Among those who supported Meaghan’s cause was Drum Majorette Samantha Hall, who along with fellow bandmate Kurstyn Macaulay, participate in sports mergers at Ogdensburg Free Academy.

“I stood up and said it wouldn’t be any different,” Samantha said, referring to the decision made by the Ogdensburg School Board that allows her and Kurstyn to participate in sports there, despite not being enrolled in the district.

“I’m glad they made a decision when they did,” she said Tuesday afternoon. “Our first parade is tomorrow.”

While Mrs. Roberts said she’s glad to have Meaghan back in the band, she also said her hands where tied and without the board deciding to change the policy, there wouldn’t have been anything she could do.

“The policy was very black and white,” she said. “Because I work there I had to follow the policy.”

Mr. Glover said at the time the policy was written there were no home schooled students in the district so it was a non-issue.

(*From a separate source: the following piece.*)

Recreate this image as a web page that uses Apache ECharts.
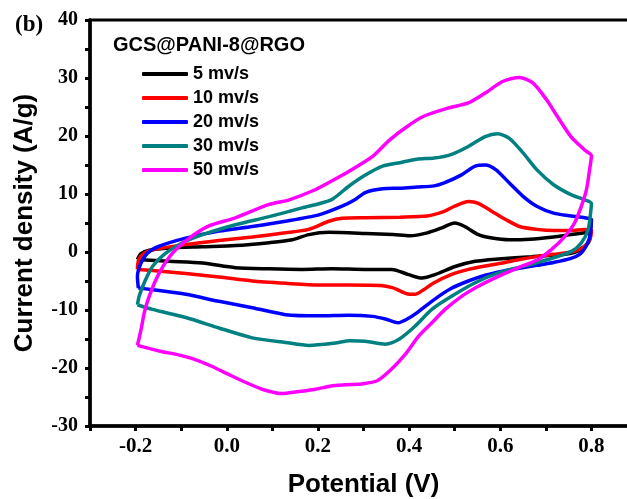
<!DOCTYPE html>
<html>
<head>
<meta charset="utf-8">
<script src="https://cdn.jsdelivr.net/npm/echarts@6/dist/echarts.min.js"></script>
<style>
html,body{margin:0;padding:0;background:#fff;}
#chart{width:627px;height:499px;}
</style>
</head>
<body>
<div id="chart"></div>
<script>
// Scan-rate labels
const scanRates = ['5 mv/s', '10 mv/s', '20 mv/s', '30 mv/s', '50 mv/s'];
const lineColors = ['#000000', '#ff0000', '#0000ff', '#008080', '#ff00ff'];
const legendTitle = 'GCS@PANI-8@RGO';
const panelLabel = '(b)';

// CV loops: [potential (V), current density (A/g)], anodic sweep then cathodic sweep
const cv5 = [
  [-0.196,-1.3],[-0.188,-0.3],[-0.170,0.3],[-0.126,0.7],[-0.053,0.9],[0.019,1.1],[0.093,1.6],
  [0.144,2.1],[0.180,3.0],[0.224,3.4],[0.305,3.2],[0.365,3.0],[0.402,2.8],[0.440,3.3],[0.470,4.1],
  [0.500,5.0],[0.522,4.4],[0.552,3.0],[0.582,2.4],[0.620,2.1],[0.665,2.2],[0.717,2.6],[0.755,3.0],
  [0.785,3.3],[0.797,3.4],
  [0.797,2.5],[0.793,1.6],[0.778,0.4],[0.742,-0.4],[0.669,-0.8],[0.596,-1.2],[0.545,-1.6],
  [0.501,-2.5],[0.457,-3.9],[0.428,-4.5],[0.399,-3.9],[0.362,-3.0],[0.304,-3.0],[0.231,-2.9],
  [0.165,-3.0],[0.093,-2.9],[0.019,-2.7],[-0.053,-1.9],[-0.126,-1.6],[-0.196,-1.3]
];
const cv10 = [
  [-0.196,-3.0],[-0.193,-1.3],[-0.181,-0.2],[-0.156,0.5],[-0.090,1.3],[-0.017,2.0],[0.056,2.6],
  [0.129,3.3],[0.180,3.9],[0.224,5.3],[0.253,5.8],[0.305,5.9],[0.380,6.0],[0.440,6.2],[0.477,7.0],
  [0.500,7.9],[0.530,8.7],[0.552,8.4],[0.582,7.0],[0.612,5.6],[0.642,4.4],[0.680,3.9],[0.717,3.7],
  [0.755,3.7],[0.785,3.9],[0.800,3.8],
  [0.799,2.8],[0.796,2.1],[0.785,1.0],[0.762,0.1],[0.717,-0.4],[0.680,-0.8],[0.642,-1.3],
  [0.605,-1.9],[0.567,-2.4],[0.530,-3.0],[0.492,-3.9],[0.455,-5.3],[0.432,-6.5],[0.413,-7.3],
  [0.395,-7.2],[0.365,-6.2],[0.342,-5.8],[0.267,-5.7],[0.202,-5.7],[0.129,-5.4],[0.056,-5.0],
  [-0.017,-4.3],[-0.090,-3.7],[-0.163,-3.2],[-0.196,-3.0]
];
const cv20 = [
  [-0.194,-6.2],[-0.196,-4.2],[-0.188,-1.9],[-0.174,-0.2],[-0.148,1.0],[-0.090,2.4],[-0.017,3.6],
  [0.056,4.4],[0.129,5.3],[0.202,6.4],[0.253,7.9],[0.281,9.0],[0.305,10.3],[0.342,10.9],
  [0.380,11.0],[0.417,11.2],[0.455,11.4],[0.477,11.9],[0.515,13.3],[0.545,14.8],[0.567,15.0],
  [0.590,14.2],[0.620,11.9],[0.650,9.6],[0.680,7.9],[0.717,6.7],[0.755,6.2],[0.785,5.9],[0.800,5.6],
  [0.798,3.3],[0.792,1.6],[0.777,-0.2],[0.755,-1.1],[0.717,-1.8],[0.680,-2.3],[0.642,-2.8],
  [0.605,-3.3],[0.567,-4.0],[0.530,-5.0],[0.492,-6.3],[0.455,-8.2],[0.417,-10.5],[0.395,-11.6],
  [0.376,-12.2],[0.350,-11.6],[0.320,-11.1],[0.267,-10.9],[0.202,-11.0],[0.129,-10.8],
  [0.056,-9.6],[-0.017,-8.5],[-0.090,-7.3],[-0.163,-6.5],[-0.194,-6.2]
];
const cv30 = [
  [-0.196,-9.1],[-0.192,-7.6],[-0.181,-5.3],[-0.163,-2.5],[-0.134,-0.2],[-0.097,1.6],[-0.053,3.0],
  [0.019,4.7],[0.093,6.1],[0.165,7.6],[0.229,9.0],[0.267,11.3],[0.305,13.3],[0.342,14.8],
  [0.380,15.4],[0.417,16.0],[0.455,16.2],[0.492,16.8],[0.530,18.2],[0.567,19.9],[0.594,20.4],
  [0.620,19.6],[0.650,17.1],[0.680,14.2],[0.717,11.6],[0.755,9.9],[0.785,9.0],[0.800,8.4],
  [0.799,7.3],[0.793,3.9],[0.778,1.6],[0.756,0.1],[0.705,-1.3],[0.654,-2.4],[0.596,-3.6],
  [0.545,-5.3],[0.494,-7.6],[0.450,-9.9],[0.413,-12.8],[0.377,-15.1],[0.348,-15.9],[0.304,-15.4],
  [0.270,-15.3],[0.238,-15.7],[0.180,-16.1],[0.129,-15.6],[0.056,-14.8],[-0.017,-13.1],
  [-0.090,-11.3],[-0.163,-9.9],[-0.196,-9.1]
];
const cv50 = [
  [-0.196,-16.1],[-0.188,-13.4],[-0.181,-10.5],[-0.170,-7.6],[-0.148,-3.6],[-0.119,-0.2],
  [-0.082,2.4],[-0.039,4.5],[0.019,5.9],[0.093,8.2],[0.137,9.0],[0.190,10.6],[0.229,12.2],
  [0.274,14.2],[0.320,16.5],[0.357,19.3],[0.395,21.6],[0.432,23.4],[0.485,24.8],[0.530,25.7],
  [0.567,27.4],[0.605,29.4],[0.642,30.1],[0.672,29.1],[0.702,26.2],[0.725,23.4],[0.755,19.9],
  [0.785,17.6],[0.800,16.6],
  [0.796,14.2],[0.789,10.7],[0.778,7.9],[0.763,5.0],[0.742,2.7],[0.712,0.4],[0.683,-1.3],
  [0.640,-2.7],[0.596,-4.2],[0.552,-5.9],[0.516,-7.6],[0.479,-9.9],[0.450,-12.2],[0.421,-14.5],
  [0.391,-17.7],[0.360,-20.3],[0.330,-22.2],[0.300,-22.7],[0.260,-22.9],[0.229,-23.1],
  [0.192,-23.7],[0.154,-24.1],[0.121,-24.4],[0.079,-23.7],[0.042,-22.5],[0.004,-21.1],
  [-0.033,-19.7],[-0.071,-18.5],[-0.108,-17.7],[-0.146,-17.1],[-0.196,-16.1]
];
const loops = [cv5, cv10, cv20, cv30, cv50];

const chart = echarts.init(document.getElementById('chart'), null, {renderer: 'canvas'});
const serif = '"Liberation Serif", "Times New Roman", serif';
const sans = '"Liberation Sans", Arial, sans-serif';

chart.setOption({
  animation: false,
  backgroundColor: '#ffffff',
  title: [
    {text: panelLabel, left: 10, top: 9,
     textStyle: {fontFamily: serif, fontWeight: 'bold', fontSize: 23, color: '#000'}},
    {text: legendTitle, left: 108, top: 30,
     textStyle: {fontFamily: sans, fontWeight: 'bold', fontSize: 20, color: '#000'}}
  ],
  legend: {
    orient: 'vertical', left: 137, top: 59,
    icon: 'roundRect', itemWidth: 46, itemHeight: 4, itemGap: 4,
    textStyle: {fontFamily: sans, fontWeight: 'bold', fontSize: 18, lineHeight: 20, color: '#000'},
    data: scanRates
  },
  grid: {left: 90, top: 20, right: -10, bottom: 73, show: true,
         borderColor: '#000', borderWidth: 3, containLabel: false, outerBoundsMode: 'none'},
  xAxis: {
    type: 'value', min: -0.3, max: 0.9, interval: 0.1,
    name: 'Potential (V)', nameLocation: 'middle', nameGap: 46,
    nameTextStyle: {fontFamily: sans, fontWeight: 'bold', fontSize: 26, color: '#000'},
    axisLine: {show: true, onZero: false, lineStyle: {color: '#000', width: 3.5}},
    axisTick: {show: true, inside: false, length: 5, lineStyle: {color: '#000', width: 3}},
    axisLabel: {margin: 10, fontFamily: serif, fontWeight: 'bold', fontSize: 21, color: '#000',
      formatter: function (v) {
        const k = Math.round(v * 10);
        return (k % 2 === 0) ? (k / 10).toFixed(1) : '';
      }},
    splitLine: {show: false}
  },
  yAxis: {
    type: 'value', min: -30, max: 40, interval: 5,
    name: 'Current density (A/g)', nameLocation: 'middle', nameGap: 52, nameRotate: 90,
    nameTextStyle: {fontFamily: sans, fontWeight: 'bold', fontSize: 26, color: '#000'},
    axisLine: {show: true, onZero: false, lineStyle: {color: '#000', width: 3.5}},
    axisTick: {show: true, inside: false, length: 5, lineStyle: {color: '#000', width: 3}},
    axisLabel: {margin: 12, fontFamily: serif, fontWeight: 'bold', fontSize: 20, color: '#000',
      formatter: function (v) { return (Math.round(v) % 10 === 0) ? String(Math.round(v)) : ''; }},
    splitLine: {show: false}
  },
  series: loops.map(function (d, idx) {
    return {
      name: scanRates[idx], type: 'line', data: d,
      showSymbol: false, smooth: 0.25, clip: false,
      lineStyle: {color: lineColors[idx], width: 3.5},
      itemStyle: {color: lineColors[idx]}
    };
  })
});
</script>
</body>
</html>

“Now there are, so the board wants to give them the chance to participate,” he said. “The board is all about opportunities for kids. As long as they’re in the district, we want them to have those opportunities.”

While the district’s new policy will allow home schooled students to participate in extracurricular activities, it is against New York State Law to allow students not enrolled in a school to participate in varsity athletics there, but Mr. Barker said that too may be changing soon.

Following the emergence of Tim Tebow, who was home schooled and allowed to participate in varsity athletics in the state of Florida, Mr. Barker said several states, including New York, have passed or are debating bills that would grant home schooled students equal access to all of a school district’s extracurricular activities.

The bill, which is commonly referred to as “The Tim Tebow Law” is currently pending in the state legislature, he said.